La maternidad, ese gran pasaje del terror. Desde tiempos lejanos, el enfocar una situación de horror durante el embarazo se ha convertido en una nutrida experiencia que apela a lo psicológico, superando ya de por sí la angustiosa presencia de niños en el género. Jason Yu lo ha querido experimentar en su primer largometraje, buscando un equilibrio entre las nuevas fórmulas y las tradiciones sociales y culturales de Corea del Sur en Sleep, esa película que comienza y termina con reposados ronquidos. Ya se sabe, lo que más se valora es la tranquilidad pero, ¿a qué precio?
Lo del embarazo podría ser algo circunstancial, solo que en Sleep tiene una importancia en principio pasajera, pero que se convierte en algo imperativo. Una joven pareja bien avenida —llena de amor, complicidad y sonrisas— disfruta de los últimos meses de embarazo hasta que el marido, ante una posible crisis de estrés, comienza a funcionar como un sonámbulo por la casa, con alarmantes consecuencias. Yu construye en un hogar cualquiera, luminoso y confortable, la tensión equilibrada para generar el problema. Aprovecha, claro está, la presencia de Jung Yu-mi (que vuelve a experimentar en sus carnes lo del terror y la supervivencia en plena gestación como ya hizo en Tren a Busan) y Lee Sun-Kyun (que repite también en lo de localizar el drama más sofisticado en el hogar tras Parásitos), ambos cómodos en sus papeles y resueltos para acoplar sus personalidades a las necesidades de lo que está ocurriendo en cada momento.
Lo que podría ser un problema físico o psíquico frente a los nervios de una pronta paternidad/maternidad, se transforma en manos de Yu en un abanico de posibilidades, teniendo en cuenta la facilidad con la que se atribuye en el cine oriental cualquier problema a la superstición frente a las innovaciones en medicina. Podría parar ahí, pero va dejando de lado la importancia de la natalidad al comenzar a minar la relación de pareja a través del sueño, forzando la pasividad de quien duerme y la paranoia de quien no puede pegar ojo (por si acaso).
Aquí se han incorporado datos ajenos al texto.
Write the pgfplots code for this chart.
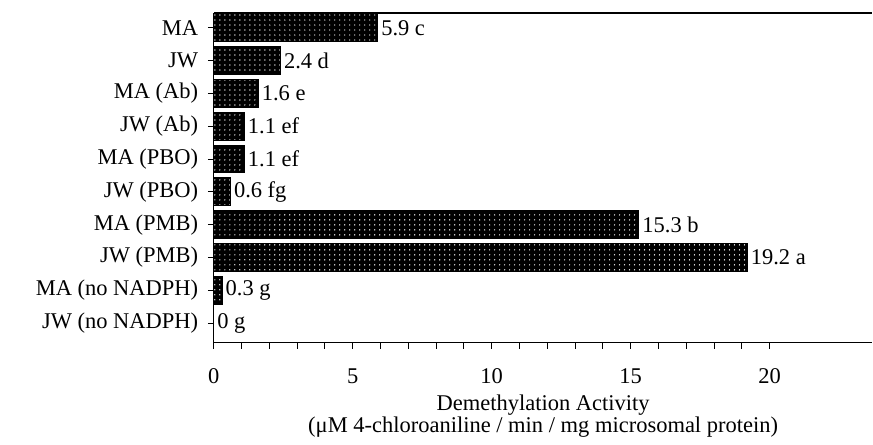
\documentclass[border=0pt]{standalone}
\usepackage{pgfplots}
\pgfplotsset{compat=1.18}
\usepackage{pgfplotstable}
\usepackage{fontspec}
\setmainfont{Liberation Serif}
\usetikzlibrary{patterns.meta}
\pgfplotstableread[col sep=comma]{
y,v,lab
9,5.9,5.9 c
8,2.4,2.4 d
7,1.6,1.6 e
6,1.1,1.1 ef
5,1.1,1.1 ef
4,0.6,0.6 fg
3,15.3,15.3 b
2,19.2,19.2 a
1,0.3,0.3 g
0,0,0 g
}\datatable
\begin{document}
\fontsize{22.5pt}{24pt}\selectfont
\begin{tikzpicture}
\begin{axis}[
  scale only axis,
  width=659pt, height=330pt,
  xmin=0, xmax=23.7,
  ymin=-0.6, ymax=9.45,
  axis x line*=bottom, axis y line*=left,
  axis line style={line width=1.2pt},
  xbar, bar width=28pt,
  xtick={0,5,10,15,20},
  minor x tick num=4,
  ytick={0,...,9},
  yticklabels={JW (no NADPH),MA (no NADPH),JW (PMB),MA (PMB),JW (PBO),MA (PBO),JW (Ab),MA (Ab),JW,MA},
  tick align=outside,
  major tick length=6pt, minor tick length=6pt,
  tick style={line width=1pt, black},
  minor tick style={line width=1pt, black},
  every tick label/.append style={font=\fontsize{22.5pt}{24pt}\selectfont},
  /pgf/number format/assume math mode=true,
  xticklabel style={yshift=-12pt},
  yticklabel style={xshift=-2pt},
  xlabel={Demethylation Activity\\(μM 4-chloroaniline / min / mg microsomal protein)},
  xlabel style={align=center, font=\fontsize{22.5pt}{22pt}\selectfont, yshift=4pt},
  point meta=explicit symbolic,
  nodes near coords={\pgfplotspointmeta},
  nodes near coords style={anchor=west, font=\fontsize{22.5pt}{24pt}\selectfont, inner sep=3pt},
  clip=false,
]
\addplot[draw=black, line width=1pt, fill=black,
  postaction={pattern={Dots[radius=0.7pt, distance=5pt]}, pattern color=white}]
  table[x=v, y=y, meta=lab] {\datatable};
\draw[line width=1.2pt] (rel axis cs:0,1) -- (rel axis cs:1,1);
\path ([xshift=-214pt,yshift=-95pt]rel axis cs:0,0) rectangle ([yshift=13pt]rel axis cs:1,1);
\end{axis}
\end{tikzpicture}
\end{document}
Para ello no necesita apartarse de su escenario predilecto, la pequeña casa del matrimonio, aderezando los problemas del interior con la incursión de otros personajes que alimentan la confusión, ya sea una madre, una vecina o un pomerania. De todos modos, siempre queda ahí esa conciencia de padres primerizos: personas que descubren, de repente, la necesidad de cuidar la estabilidad de una recién llegada, que forma parte de su mismo ser.
Tras una calmada exposición del problema, el director comienza a elucubrar con fiereza al ritmo del insomne, jugando a dos bandas totalmente desequilibradas y forzando, con cierto gusto, los giros inesperados (aunque previsibles). Sleep se sigue con facilidad e interés, sin inventar ni arriesgar en exceso, capaz de exprimir la comedia coreana siempre presente en momentos inoportunos y con una vocación por aprovechar la intimidad de pareja —y la desconexión con la realidad propia de quien no duerme, ya sea por un bebé o por miedo a un desastre— frente a cualquier elemento extraño que desee desarmarla en una historia dividida en tres actos. Estos son capaces de invocar tres películas distintas a través de detalles casi inadvertidos llegando a un final que, pese a su claridad, potencia la libertad de lectura de los hechos, comprometiéndose con el desfase y el efectismo, con algunos elementos atrevidos —narra hechos que podría mostrar abiertamente y consigue darle un toque inspirado a un asunto que no siempre puede quedar bien en cámara— y otros altamente convencionales que se equilibran para conseguir que Sleep no sea inolvidable, pero sí capaz de revitalizar el tema del terror y la maternidad sin necesidad de abusar de los lugares comunes.